Seattle’s The Head and the Heart have gone from coffee shop indie band to nationally sold-out in a little over a year.
Currently touring the United States, the band will be in Boise on Thursday, Sept. 20, at the Knitting Factory.
The Arbiter’s Lauren Hooker caught up with band member, singer-songwriter, Josiah Johnson. Here is what he had to say.
Q:How did you guys come up with your band name, The Head and the Heart?
A:I came up with it and it’s one of those things where a lot of people are at a crossroads and you’re at a turning point in your life and you’re trying to decide what path you should take, there’s always one that makes sense: there’s the logical one and then the one that you know you really want to do but aren’t really sure it will work out. People live by that, making decisions off of their head and logic or their heart and their passion.
When we were starting this band, that’s what it was. I had a good job, I was a web developer, I was making enough money and was comfortable, but it wasn’t satisfying.
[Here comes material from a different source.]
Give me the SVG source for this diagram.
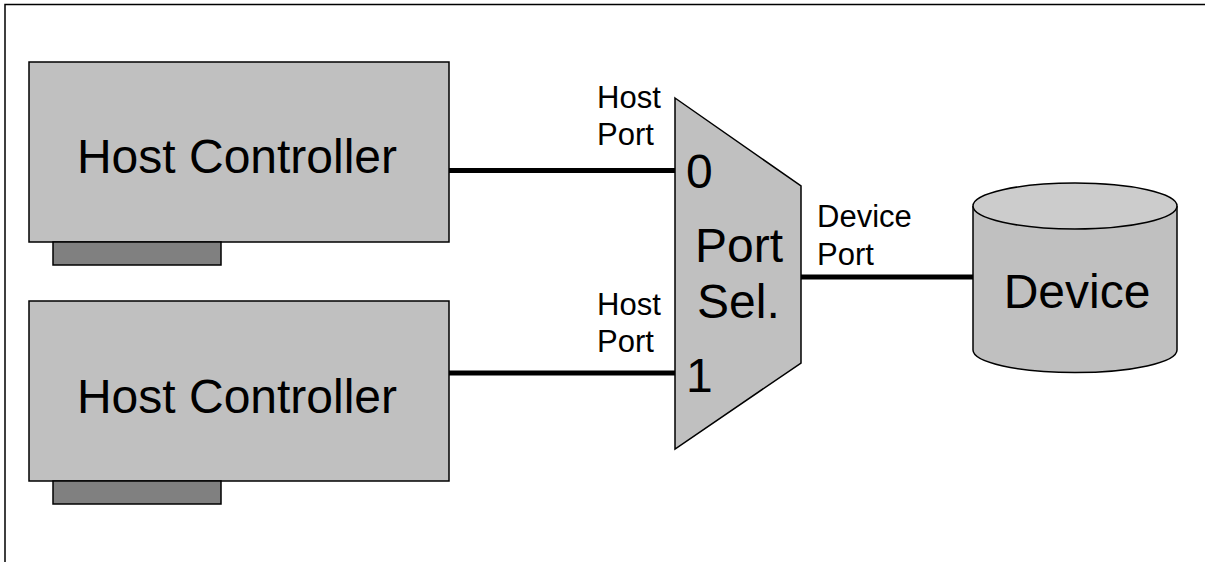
<svg xmlns="http://www.w3.org/2000/svg" width="1205" height="562" viewBox="0 0 1205 562">
<style>
.box{fill:#c0c0c0;stroke:#000;stroke-width:1.5}
.tab{fill:#808080;stroke:#000;stroke-width:1.5}
.big{font-family:"Liberation Sans",Arial,sans-serif;font-size:48px;fill:#000}
.small{font-family:"Liberation Sans",Arial,sans-serif;font-size:31px;fill:#000}
.wire{stroke:#000;stroke-width:5;fill:none}
</style>
<rect width="1205" height="562" fill="#fff"/>
<path d="M5,562 V4.5 H1205" fill="none" stroke="#000" stroke-width="1.5"/>
<g id="host-controller-0">
<rect class="box" x="29" y="62" width="420" height="180"/>
<rect class="tab" x="53" y="242" width="168" height="23"/>
<text class="big" x="237" y="173" text-anchor="middle">Host Controller</text>
</g>
<g id="host-controller-1">
<rect class="box" x="29" y="301" width="420" height="180"/>
<rect class="tab" x="53" y="481" width="168" height="23"/>
<text class="big" x="237" y="413" text-anchor="middle">Host Controller</text>
</g>
<g id="port-selector">
<polygon class="box" points="675,98 801,186 801,363 675,449"/>
<text class="big" x="686" y="188">0</text>
<text class="big" x="686" y="392">1</text>
<text class="big" x="695" y="262">Port</text>
<text class="big" x="697" y="318">Sel.</text>
</g>
<g id="device">
<path class="box" d="M973,206 V350 A102,22.5 0 0 0 1177,350 V206"/>
<ellipse cx="1075" cy="206" rx="102" ry="23" fill="#cccccc" stroke="#000" stroke-width="1.5"/>
<text class="big" x="1077" y="308" text-anchor="middle">Device</text>
</g>
<g id="connectors">
<line class="wire" x1="449" y1="170.5" x2="675" y2="170.5"/>
<line class="wire" x1="449" y1="373" x2="675" y2="373"/>
<line class="wire" x1="801" y1="277" x2="973" y2="277"/>
</g>
<g id="labels">
<text class="small" x="597" y="108">Host</text>
<text class="small" x="597" y="145">Port</text>
<text class="small" x="597" y="315">Host</text>
<text class="small" x="597" y="352">Port</text>
<text class="small" x="817" y="227">Device</text>
<text class="small" x="817" y="265">Port</text>
</g>
</svg>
Writing songs and music has been such a big part of my life, and sharing songs; and I was like, ‘this whole music thing never worked out for anyone except a few people, but I can’t shake the thought that I won’t stop doing this whether or not I do it for free so why not try it and take a chance?’
Q:What inspires most of the lyrics?
A:Living, and watching other people live. You run into these problems that don’t have a simple solution and words are the easiest way to voice what it is that you’re feeling or thinking in a song. A lot of times that’s the only way to say something, and that’s why I started
Q:What is one of the biggest lessons you’ve learned in being a part of this band?
A:One of the things we all realized and talked about as a band early on was how much being in a band is like being in a relationship, where you’re in this together, you’re going somewhere, you’re stuck with each other, even if sometimes you don’t like each other, you compromise, you make decisions between six people. I think that learning to trust those people.
Conversely, not being afraid to make your opinion known, to admit when you’re wrong, because you’re part of a thing that’s bigger than yourself. I’ve become a stronger person from dealing with all of the relational things that a band goes through.
Q:Are you guys working on your second album?
A:We kind of have this huge process to writing songs where Jon (Russell) or I will write. It’s less often a full song, it’s more like pieces of a song, like a chorus or a couple of verses or something like that and then the second part of it involves the whole band kind of helping, like, ‘Oh, try putting that there,’ or ‘Let’s try this transition to that part’ and the whole band helps write
We’ve had a lot of individual time, Jon and I, to write songs, but the band has been touring so much that there hasn’t been a whole lot of time
to do it.
Q:Where is your favorite place you’ve played?
A:I feel like for a long time, before I’d been all around the country, I’d pick Boise. Which is a totally cheesy answer.
But I feel like my favorite places to play in general are places that most bands don’t go to or that don’t get as many shows, and Boise it seems like is one of those places. But any of the smaller towns. The big cities are the least fun to play, because people at the show have probably been to two or three other shows that week and they’re just like, ‘Yeah, I’ve been to another show. Like, I might listen, I might have a drink’ but where, you know, if it’s like the one show you’ve been waiting to see for a few weeks, I feel like people in small towns are way more excited, way more appreciative of our band. They always end up having the most energy and being the most fun, in general.